Ze Bouddha's Show : Mauvais Karma
Scène

Ze Bouddha’s Show : Mauvais Karma

Le concept de la carte blanche privilégié par le Quat’Sous cette année est une idée stimulante. Mais c’est aussi un coup de dé, qu’une direction artistique lance à ses risques et périls. Après la séduisante réussite d’Eric Jean et le joli spectacle d’Évelyne de la Chenelière, Ze Bouddha’s Show nous ramène brutalement sur terre, avec une parodie de l’au-delà aux accents cégépiens… On est loin du nirvana  espéré.

Le concept de la carte blanche privilégié par le Quat’Sous cette année est une idée stimulante. Mais c’est aussi un coup de dé, qu’une direction artistique lance à ses risques et périls.

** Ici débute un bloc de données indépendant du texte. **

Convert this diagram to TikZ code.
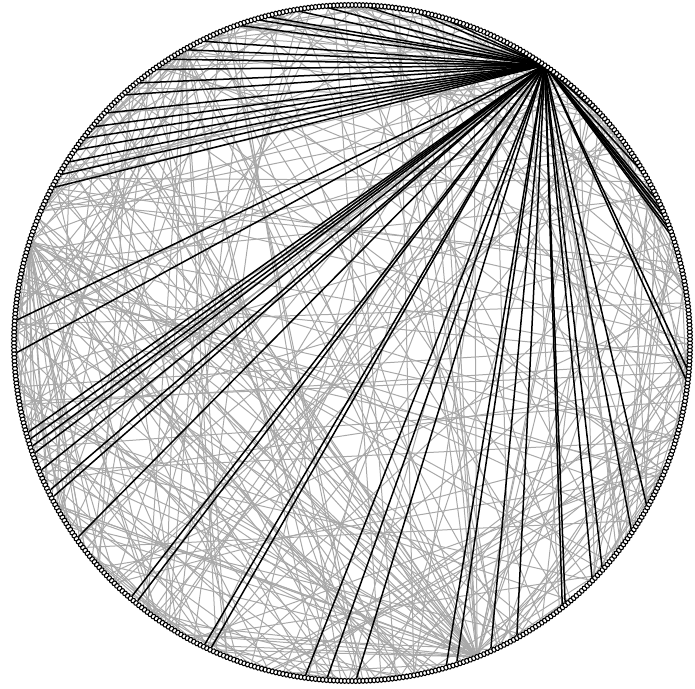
\documentclass[tikz,border=0pt]{standalone}
\usetikzlibrary{shapes.geometric}
\definecolor{edgegray}{RGB}{168,168,168}
\pgfdeclarelayer{background}
\pgfsetlayers{background,main}
\begin{document}
\begin{tikzpicture}[x=1pt,y=1pt,
  vtx/.style={ellipse,draw=black,fill=white,line width=1.05pt,minimum width=5pt,minimum height=4pt,inner sep=0pt},
  gedge/.style={draw=edgegray,line width=1pt},
  bedge/.style={draw=black,line width=1.5pt}]
\useasboundingbox (0,0) rectangle (695,688);
\begin{scope}[shift={(352,345)}]
  % vertices on the circle
  \foreach \i in {0,...,579}
    \node[vtx,rotate={\i*0.6206897}] (n\i) at ({\i*0.6206897}:338pt) {};
  \begin{pgfonlayer}{background}
    % gray edges
    \pgfmathsetseed{4242}
    \foreach \e in {1,...,290}{
      \pgfmathtruncatemacro\p{random(0,579)}
      \pgfmathtruncatemacro\q{random(0,579)}
      \ifnum\p=\q\else\draw[gedge] (n\p) -- (n\q);\fi
    }
    % gray hub near the bottom
    \foreach \e in {1,...,34}{
      \pgfmathtruncatemacro\q{random(0,400)}
      \draw[gedge] (n470) -- (n\q);
    }
    % gray hub on the left
    \foreach \e in {1,...,20}{
      \pgfmathtruncatemacro\q{mod(random(300,560),580)}
      \draw[gedge] (n262) -- (n\q);
    }
    % gray hub top left
    \foreach \e in {1,...,14}{
      \pgfmathtruncatemacro\q{random(220,520)}
      \draw[gedge] (n193) -- (n\q);
    }
    % black edges from the main hub
    \foreach \a in {18,19.5,21,22.5,24,30,40,47,62,68,75,80,88,95,100,105,106.5,110,116.5,119.7,123,126,129.5,133,137,140,142.6,145,147.7,150.4,152.6,176,182,195.7,197,198.2,199.3,202.5,206,207,215.5,229,230,243.7,245,262,265.6,270.5,286,288,294,299,308.4,308.9,315,318,326,331,353,355}{
      \pgfmathtruncatemacro\k{mod(round(\a*1.6111111),580)}
      \draw[bedge] (n89) -- (n\k);
    }
  \end{pgfonlayer}
\end{scope}
\end{tikzpicture}
\end{document}
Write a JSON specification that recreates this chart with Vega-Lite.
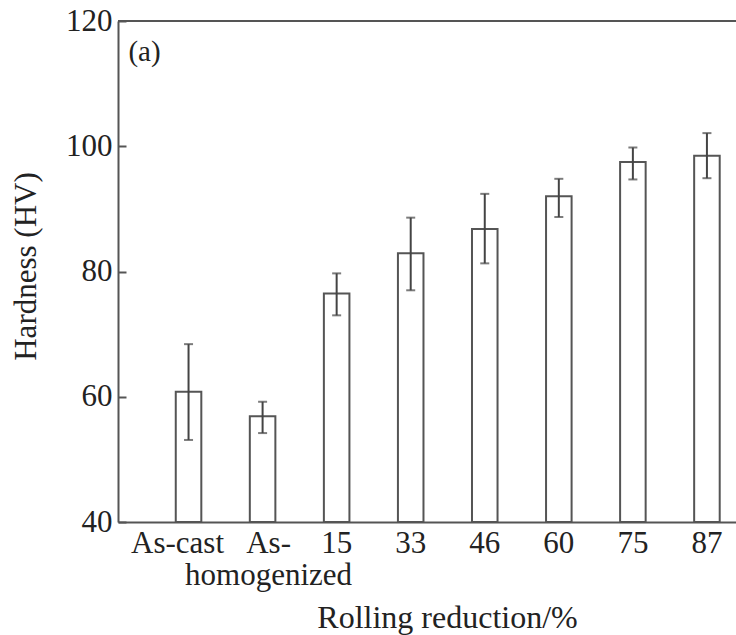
{
  "$schema": "https://vega.github.io/schema/vega-lite/v6.json",
  "autosize": "none",
  "width": 618,
  "height": 501,
  "padding": {"left": 118, "top": 21, "right": 0, "bottom": 113},
  "background": "white",
  "config": {
    "view": {"stroke": null},
    "font": "Liberation Serif",
    "axis": {
      "labelFont": "Liberation Serif",
      "titleFont": "Liberation Serif",
      "labelFontSize": 31,
      "titleFontSize": 31,
      "titleFontWeight": "normal",
      "labelColor": "#222222",
      "titleColor": "#222222",
      "domainColor": "#555555",
      "domainWidth": 2,
      "tickColor": "#555555",
      "tickWidth": 2,
      "grid": false
    }
  },
  "data": {
    "values": [
      {"group": "As-cast", "hardness": 60.8, "low": 53.1, "high": 68.4},
      {"group": "As-homogenized", "hardness": 56.9, "low": 54.2, "high": 59.2},
      {"group": "15", "hardness": 76.5, "low": 73.0, "high": 79.7},
      {"group": "33", "hardness": 82.9, "low": 77.0, "high": 88.6},
      {"group": "46", "hardness": 86.8, "low": 81.3, "high": 92.4},
      {"group": "60", "hardness": 92.0, "low": 88.7, "high": 94.8},
      {"group": "75", "hardness": 97.5, "low": 94.7, "high": 99.8},
      {"group": "87", "hardness": 98.5, "low": 94.9, "high": 102.1}
    ]
  },
  "encoding": {
    "x": {
      "field": "group",
      "type": "nominal",
      "sort": null,
      "scale": {"paddingInner": 0.655, "paddingOuter": 0.5, "align": 0.78},
      "axis": {
        "title": "Rolling reduction/%",
        "labelAngle": 0,
        "ticks": false,
        "labelPadding": 6,
        "labelBaseline": "top",
        "labelLineHeight": 32,
        "labelOffset": {
          "condition": [
            {"test": "datum.value == 'As-cast'", "value": -11},
            {"test": "datum.value == 'As-homogenized'", "value": 6}
          ],
          "value": 0
        },
        "labelExpr": "datum.value == 'As-homogenized' ? ['As-', 'homogenized'] : datum.label",
        "titleFontSize": 32,
        "titleX": 329,
        "titleY": 105,
        "titleBaseline": "alphabetic",
        "titleAnchor": "middle"
      }
    }
  },
  "layer": [
    {
      "mark": {"type": "bar", "fill": "white", "stroke": "#555555", "strokeWidth": 2},
      "encoding": {
        "y": {
          "field": "hardness",
          "type": "quantitative",
          "scale": {"domain": [40, 120], "nice": false, "zero": false},
          "axis": {
            "title": "Hardness (HV)",
            "values": [40, 60, 80, 100, 120],
            "tickSize": -8,
            "labelPadding": 14,
            "titleX": -76,
            "titleY": 245,
            "titleFontSize": 31,
            "titleAngle": -90,
            "titleBaseline": "bottom",
            "titleAlign": "center"
          }
        },
        "y2": {"datum": 40}
      }
    },
    {
      "mark": {"type": "rule", "stroke": "#444444", "strokeWidth": 2},
      "encoding": {
        "y": {"field": "low", "type": "quantitative"},
        "y2": {"field": "high"}
      }
    },
    {
      "mark": {"type": "tick", "color": "#444444", "size": 9, "thickness": 2, "orient": "horizontal"},
      "encoding": {"y": {"field": "low", "type": "quantitative"}}
    },
    {
      "mark": {"type": "tick", "color": "#444444", "size": 9, "thickness": 2, "orient": "horizontal"},
      "encoding": {"y": {"field": "high", "type": "quantitative"}}
    },
    {
      "data": {"values": [{"v": 120}]},
      "mark": {"type": "rule", "stroke": "#555555", "strokeWidth": 2},
      "encoding": {"y": {"field": "v", "type": "quantitative"}, "x": null}
    },
    {
      "data": {"values": [{"label": "(a)", "g": "As-cast", "v": 115.0}]},
      "mark": {"type": "text", "fontSize": 29, "font": "Liberation Serif", "color": "#222222", "dx": -44, "baseline": "middle"},
      "encoding": {
        "x": {"field": "g", "type": "nominal", "sort": null},
        "y": {"field": "v", "type": "quantitative"},
        "text": {"field": "label"}
      }
    }
  ]
}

Après la séduisante réussite d’Eric Jean et le joli spectacle d’Évelyne de la Chenelière, Ze Bouddha’s Show nous ramène brutalement sur terre, avec une parodie de l’au-delà aux accents cégépiens… On est loin du nirvana espéré.

À priori, la prémisse de la création de Pascal Contamine – attribuée à un certain Etienne Thana… comme dans Thanatos, peut-être? – semblait amusante. Mais sur scène, Ze Bouddha’s Show s’en va rapidement en eau de boudin… La pièce s’ouvre sur une étrange entrée en matière, alors qu’un m.c. au bras démesuré (Patrick Drolet) nous présente "l’homme moderne d’Amérique". Le spécimen observé, Éphrème Damarique (Eloi Cousineau), est victime d’une crise de lucidité suite à sa rencontre avec un curieux conteur tribal (?). Conscient qu’il est désormais incapable d’avoir un "jugement critique sur la situation internationale" malgré la saturation d’informations, il va jusqu’à débrancher son omnipotente télé, geste impensable, et avale d’un seul coup les pilules qui lui garantissaient jusque-là une vie sans efforts.

Le suicidé se retrouve donc de l’autre bord, où il rencontre une étrange faune de décédés, et en tant que cent milliardième mort de l’Humanité, se voit offrir la chance de participer au Bouddha’s Show, un quiz animé par Bouddha lui-même (Igor Ovadis), qui lui promet le nirvana ("un hôtel cinq étoiles") s’il parvient à traverser certaines épreuves… ou sinon, la réincarnation dans l’horrible monde qu’il vient de quitter.

Les intentions derrière cette grosse critique de l’Amérique sont donc claires: dénonciation de l’omniprésence de la télé, de son voyeurisme, de l’abrutissement des masses abreuvées par les médias. Le niveau de la réflexion, hélas, ne dépasse pas les évidences. Rien de plus facile que de railler les quiz et reality shows à la sauce américaine qui polluent présentement les ondes (il y en a désormais pour tous les dé-goûts). Mais encore? Ça ne va pas plus loin.

S’y amuse-t-on, au moins? Pas souvent, malgré tous les moyens déployés pour faire vivre sur scène cet univers influencé par la bédé. Le texte disperse son délire dans une soupe baroque allant dans tous les sens: une scène évoquant le film White Nights, un concours de charade digne d’un sketch de RBO, un emprunt aux Grecs avec Jocaste et Laïos, des jeux de mots faciles, de nombreux personnages caricaturaux. Heureusement, il y a Igor Ovadis, dont la rondeur du jeu fait toujours mouche. Ses petites danses de Bouddha font à tout le moins sourire. Comme le numéro de Catherine de Sève, rigolote en pulpeuse actrice de telenovella.

Rire en face de la mort et du non-sens de l’existence, plusieurs auteurs l’ont déjà fait avec succès, à commencer par les dramaturges de l’absurde. C’est là un geste libérateur, pour peu qu’il atteigne une certaine couche de profondeur. Ce n’est malheureusement pas le cas de ce spectacle qui a la consistance d’un long – très long – sketch loufoque. Souhaitons à Pascal Contamine, alias Etienne Thana, une incarnation dramaturgique plus féconde pour sa prochaine création.